Engineer eats efficiently for $2.50 a day (2016)

Inflation and Today’s Equivalent Cost

  • Many try to inflation-adjust $2.50/day: CPI calculators give ~$3.30–3.37; some argue real food inflation is higher, closer to $5/day in practice.
  • Debate over official CPI vs “felt” cost of living:
    • One side trusts BLS methodology and notes food inflation spiked post‑COVID then slowed.
    • Others say CPI underweights assets and expensive items via substitution, masking true monetary inflation.
  • Some distinguish “money supply inflation” from consumer-price inflation and argue hard assets show higher true inflation.

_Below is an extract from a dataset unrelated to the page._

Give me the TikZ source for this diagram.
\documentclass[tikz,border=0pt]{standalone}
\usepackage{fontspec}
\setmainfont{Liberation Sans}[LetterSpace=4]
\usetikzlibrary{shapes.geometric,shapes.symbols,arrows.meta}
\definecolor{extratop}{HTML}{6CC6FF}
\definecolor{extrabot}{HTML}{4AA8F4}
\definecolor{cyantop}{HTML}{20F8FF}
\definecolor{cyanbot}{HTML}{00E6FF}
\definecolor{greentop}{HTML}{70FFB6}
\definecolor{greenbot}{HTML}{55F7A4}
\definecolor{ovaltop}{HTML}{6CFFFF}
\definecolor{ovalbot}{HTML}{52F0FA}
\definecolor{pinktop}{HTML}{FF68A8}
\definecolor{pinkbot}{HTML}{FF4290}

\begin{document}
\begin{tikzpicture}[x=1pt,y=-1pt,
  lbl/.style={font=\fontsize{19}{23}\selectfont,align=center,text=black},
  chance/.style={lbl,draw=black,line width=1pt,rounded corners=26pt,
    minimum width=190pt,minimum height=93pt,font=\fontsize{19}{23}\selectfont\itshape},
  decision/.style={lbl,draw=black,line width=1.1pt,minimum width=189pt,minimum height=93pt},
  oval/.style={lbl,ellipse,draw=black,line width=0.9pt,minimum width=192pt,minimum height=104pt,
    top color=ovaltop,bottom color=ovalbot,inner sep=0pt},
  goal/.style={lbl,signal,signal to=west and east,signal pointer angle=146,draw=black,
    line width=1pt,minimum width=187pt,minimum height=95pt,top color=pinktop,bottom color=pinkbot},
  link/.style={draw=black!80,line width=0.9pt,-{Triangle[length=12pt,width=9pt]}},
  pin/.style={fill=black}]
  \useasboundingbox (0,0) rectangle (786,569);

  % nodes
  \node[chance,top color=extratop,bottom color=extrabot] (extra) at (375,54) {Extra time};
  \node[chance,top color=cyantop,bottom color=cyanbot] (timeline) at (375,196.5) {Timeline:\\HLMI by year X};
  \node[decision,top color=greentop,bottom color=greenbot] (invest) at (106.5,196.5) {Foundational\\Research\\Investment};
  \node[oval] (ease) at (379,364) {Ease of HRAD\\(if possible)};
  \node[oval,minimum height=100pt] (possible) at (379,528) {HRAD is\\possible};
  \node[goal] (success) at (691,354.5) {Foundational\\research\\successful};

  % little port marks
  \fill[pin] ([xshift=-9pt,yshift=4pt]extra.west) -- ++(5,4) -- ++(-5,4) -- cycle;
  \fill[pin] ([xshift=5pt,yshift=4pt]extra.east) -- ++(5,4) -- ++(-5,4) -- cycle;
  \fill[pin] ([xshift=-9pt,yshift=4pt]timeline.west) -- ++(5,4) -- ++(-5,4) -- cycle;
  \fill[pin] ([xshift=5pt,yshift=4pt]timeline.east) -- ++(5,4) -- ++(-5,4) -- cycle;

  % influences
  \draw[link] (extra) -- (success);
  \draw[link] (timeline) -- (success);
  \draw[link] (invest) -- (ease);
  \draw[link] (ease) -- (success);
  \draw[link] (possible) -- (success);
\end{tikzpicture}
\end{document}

Food Prices and Regional Variability

  • U.S. grocery prices seen as shockingly high by some, especially brand-name and single‑serve packaged items.
  • Others report much cheaper options at Aldi, Lidl, ethnic/discount grocers, farmers’ markets near closing, and restaurant‑supply stores.
  • Prices also vary by season and geography; midwestern U.S. and certain chains still have very cheap meat, while coastal Walmarts can be expensive.

Cooking, Energy, and Equipment Costs

  • Several note hidden costs: refrigeration, cooking fuel/electricity, water, and cleanup.
  • Microwaves and rice cookers cited as efficient; long-simmered dried beans may cost more in energy than canned.
  • Coin-fed electric meters in the UK make oven use genuinely expensive for some.

Nutrition, Calories, and Health

  • Multiple commenters compute the author’s menus at ~1,300 kcal/day, often low in protein and vegetables; consider it unsustainable long term.
  • Concerns about ultra‑processed foods, cheap non‑organic spices and oats (toxins, glyphosate), and overreliance on carbs.
  • Counterpoint: many cheap, nutritious staples exist (rice/beans, lentils, oats, pasta, potatoes, eggs, frozen veg, tempeh, chickpeas, sardines), and careful planning can keep costs low without malnutrition.
  • Extended debate on “perfect” or complete meals: Soylent/Huel, DIY powders, Plumpy’Nut, potato‑based diets, all‑meat/carnivore vs plant‑based; no consensus, significant ethical and health disagreements.

Time vs Money and Quality of Life

  • Some see $2.50/day as an impressive engineering challenge; others call it extreme or “masochistic” and prefer a comfortable $5–10/day home‑cooked budget.
  • Many emphasize batch cooking, freezing, and simple, repeatable recipes as a realistic compromise.
  • A recurring theme: optimizing only for minimal cost risks long‑term health; “nutrients per dollar” and sustainability (time, effort, enjoyment) matter as much as absolute spend.